In Islam, a Nikāh is considered to be a contract between a husband and wife. A Nikāh can be oral or written, however confirmation of the agreement must be done in front of at least two adult male witnesses or one adult male witness and two women. Preferably, the Nikāh would be put in writing. A Nikāh alone is not equal to a legal marriage in BC.
Depending on the juristic school of thought, the requirements for Nikāh vary slightly; however, one requirement that is steadfast is that a Nikāh must be performed in the presence of:
- The bride, or in the event that she is not present, her appointed representative;
- The groom;
- The Wali — A Wali is the male guardian of a Muslim woman. A Wali is the male member of a woman’s family who Islamic law entrusts with the responsibility to look after her financial and societal interests. The Wali is generally the bride’s father. If the bride’s father is not present, then the Wali can be any of the bride’s closest Mahārim (plural of Mahārim). A Mahārim is a close male relative to a woman, who Islamic law prohibits a woman from marrying, such as a paternal grandfather, brother, paternal uncle. If no one is available, the judge known as a Qādhi (or in a Western context, the Imam) will assume the role of a the Wali;
- A Qadi, Imaam, or a marriage officiant – The person who officiates the wedding can be anyone but is often an Imam (a religious scholar) or a Qādhi.
- If they are a revert and don’t have any male relative that is also a Muslim, any Muslim well known for his knowledge of the religion and his good morals will do, preferably an Imam.
- Two Muslim men known for their good morals to act as witnesses — the requirements for being considered of good moral standing are stringent though, so many of religious scholars suggest having a congregation instead.
In order for a marriage to be valid in Islam and for the Nikāh to be valid, there must be a Mahr. Mahr, which is considered to be a part of the Nikāh, is a stipulated amount of money or gift given to the bride by the groom at the time of the marriage contract.
Now, moving on to the aspects that are not strictly required for a marriage in Islam. Marriage, as a ceremony, is supposed to be simple in Islam. There is a hadith narrated by ‘Uqbah ibn ‘Amir: The Messenger of Allah, peace and blessings be upon him, said, “The best marriage is one that is easiest.” [narrated by Al Tabarāni]
According to Islam, it is preferable not to change names after marriage but it is permissible to do so.
Under BC law, two people are “spouses” if they marry each other or live with each other in a “marriage-like” relationship for two years or more (or, for the purposes of spousal support, if they have a child together, even if they have lived together for less than two years). With a few exceptions, this will represent the majority of marriages in BC including an Islamic marriage.
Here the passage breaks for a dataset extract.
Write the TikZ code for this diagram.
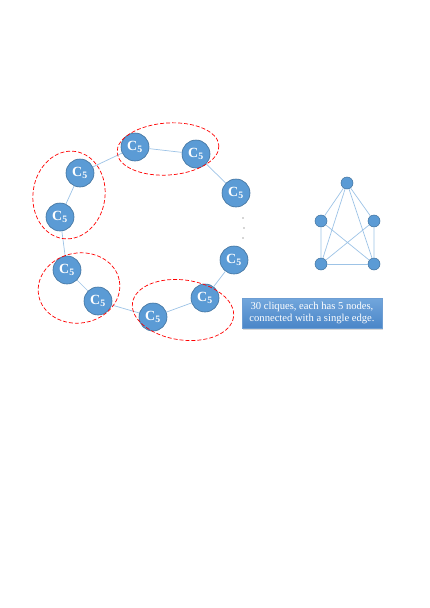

In the three months prior to their wedding date, a couple ought to buy a marriage licence. Only one member of the couple is required to apply but most do so in person and present primary identification for both parties. At the time this article was written, marriage licence fees amount to approximately $100.
At any wedding in BC, the couple, two witnesses and the officiant marrying them must sign the marriage licence and registration of marriage after the ceremony has been performed. Within 48 hours of the wedding, the officiant submits the registration to the Vital Statistics Agency where the registration information becomes a permanent legal record.
Every couple marrying in BC receives a marriage certificate by mail once the Vital Statistics Agency has registered their marriage. This usually occurs three weeks after the wedding.
Getting Married Abroad
Certain countries may require proof of freedom to marry. For couples planning to get married abroad in such countries, they can get a marriage search certificate for approximately $50.00 (note: this is the cost at the time this article was written).
Last Name after Marriage
After marriage, either one of the couple can choose to use:
- The same last name as their new spouse;
- The last name of a previous spouse by marriage; or
- The last name that is on their birth certificate.
Pursuant to the Name Act, one can legally assume their spouse’s last name without applying for a legal change of name. When one legally assumes their spouse’s last name, they can return to the use of their previous name at any time.
If one decides to legally change their surname after marriage, the surname listed on their birth certificate would be changed to their new chosen name. If that person later decides that they wish to return to their previous surname, the would have to complete a second change of name.